# a new feral fan



## Garye (Feb 20, 2005)

I just saw this in the local paper. Looks like the ferals have a new fan.


----------



## Charis (Feb 11, 2007)

It's important to start them young!
My son informed me, over Thanksgiving, that he was going to need counseling after all the Pigeon feedings..rescues... medicating and cleaning I have forced upon him. It's a good thing his new health plan pays for therapy.


----------



## Jaye (Mar 13, 2008)

There can never be enough good press about our columbid buddies....this is the kind of article I love to see....


----------



## tuxedobaby (Sep 9, 2008)

Garye said:


> I just saw this in the local paper. Looks like the ferals have a new fan.

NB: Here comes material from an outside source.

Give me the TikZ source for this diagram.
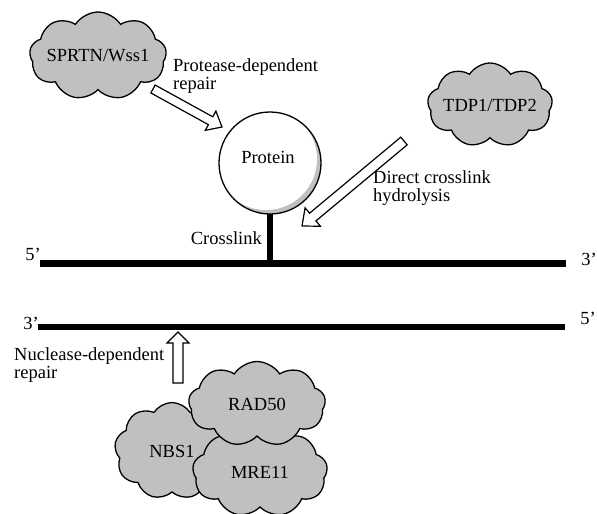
\documentclass[tikz,border=0pt]{standalone}
\usepackage{fontspec}
\setmainfont{Liberation Serif}
\usetikzlibrary{shapes.symbols,calc}

\definecolor{puffgray}{RGB}{192,192,192}

\tikzset{
  txt/.style={inner sep=0pt, align=left},
  puff/.style={cloud, draw=black, line width=1.3pt, fill=puffgray,
    cloud puffs=9, cloud puff arc=115, inner sep=0pt},
  strand/.style={line width=6.5pt, line cap=butt},
  hollow/.style={draw=black, fill=white, line width=1.2pt, line join=miter},
}

% hollow block arrow from #1 to #2: shaft half width #3, head half width #4, head length #5
\newcommand\blockarrow[5]{%
  \draw[hollow] let \p1=(#1), \p2=(#2),
      \n1={atan2(\y2-\y1,\x2-\x1)}, \n2={veclen(\x2-\x1,\y2-\y1)} in
    [shift={(\x1,\y1)}, rotate=\n1]
    (0pt,-#3pt) -- ({\n2-#5pt},-#3pt) -- ({\n2-#5pt},-#4pt) -- (\n2,0pt)
    -- ({\n2-#5pt},#4pt) -- ({\n2-#5pt},#3pt) -- (0pt,#3pt) -- cycle;}

\begin{document}
\begin{tikzpicture}[x=1pt, y=-1pt, font=\fontsize{18.5}{18}\selectfont]
\useasboundingbox (0,0) rectangle (597,514);

% DNA strands
\coordinate (s1a) at (40,263.5);
\coordinate (s1b) at (566,263.5);
\coordinate (s2a) at (38,327);
\coordinate (s2b) at (565,327);
\draw[strand] (s1a) -- (s1b);
\draw[strand] (s2a) -- (s2b);
\node[txt] (l5top) at (33,254) {5’};
\node[txt] (r3top) at (589,259) {3’};
\node[txt] (l3bot) at (31,323) {3’};
\node[txt] (r5bot) at (588,318) {5’};

% protein with its crosslink to the top strand
\coordinate (pc) at (270,163);
\coordinate (xl) at (270,263.5);
\draw[line width=6.5pt] (pc) ++(0,50) -- (xl);
\fill[puffgray] (pc) circle[radius=51];
\begin{scope}
  \clip (pc) circle[radius=51];
  \fill[white] ($(pc)+(-4,-4)$) circle[radius=51];
\end{scope}
\draw[line width=1.3pt] (pc) circle[radius=51];
\node[txt] (protein) at (268,157) {Protein};
\node[txt, anchor=east] (crosslink) at (262,238) {Crosslink};

% repair factors
\node[puff, minimum width=137, minimum height=88, aspect=1.6,
      label={center:SPRTN/Wss1}] (sprtn) at (98,56) {};
\node[puff, minimum width=125, minimum height=84, aspect=1.5,
      label={center:TDP1/TDP2}] (tdp) at (490,105) {};
\node[puff, minimum width=115, minimum height=97, aspect=1.2,
      label={center:NBS1}] (nbs) at (172,451) {};
\node[puff, minimum width=135, minimum height=90, aspect=1.5,
      label={center:MRE11}] (mre) at (260,472) {};
\node[puff, minimum width=137, minimum height=85, aspect=1.6,
      label={center:RAD50}] (rad) at (257,404) {};

% pathway labels
\node[txt, anchor=west] (protease) at (173,76) {Protease-dependent\\repair};
\node[txt, anchor=west] (direct) at (373,188) {Direct crosslink\\hydrolysis};
\node[txt, anchor=west] (nuclease) at (14,365) {Nuclease-dependent\\repair};

% pathway arrows
\coordinate (a1t) at (153,89);
\coordinate (a1h) at (222,127);
\coordinate (a2t) at (404,141);
\coordinate (a2h) at (302,226);
\coordinate (a3t) at (178,383);
\coordinate (a3h) at (178,332);
\blockarrow{a1t}{a1h}{4.5}{11}{13}
\blockarrow{a2t}{a2h}{5}{12}{14}
\blockarrow{a3t}{a3h}{5}{11}{11}
\end{tikzpicture}
\end{document}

that is so sweet!my daughter can relate to this shes pigeon crazy,in our paper i read a nice story of a shop in edinburgh who have "adopted "a feral pigeon called"stumpy"(has missing foot),stumpy calls into shop doorway and is being well fed!nice to know people care


----------



## SerendipityCA (May 2, 2008)

Hey, one of my flock of pigeons is named Stumpy as well - for the same reason!


----------



## Garye (Feb 20, 2005)

I've never seen a pigeon with a missing foot - hopefully I never will. But yeah, you've got to start'em young. That way when they grow up, they'll appreciate pigeons!


----------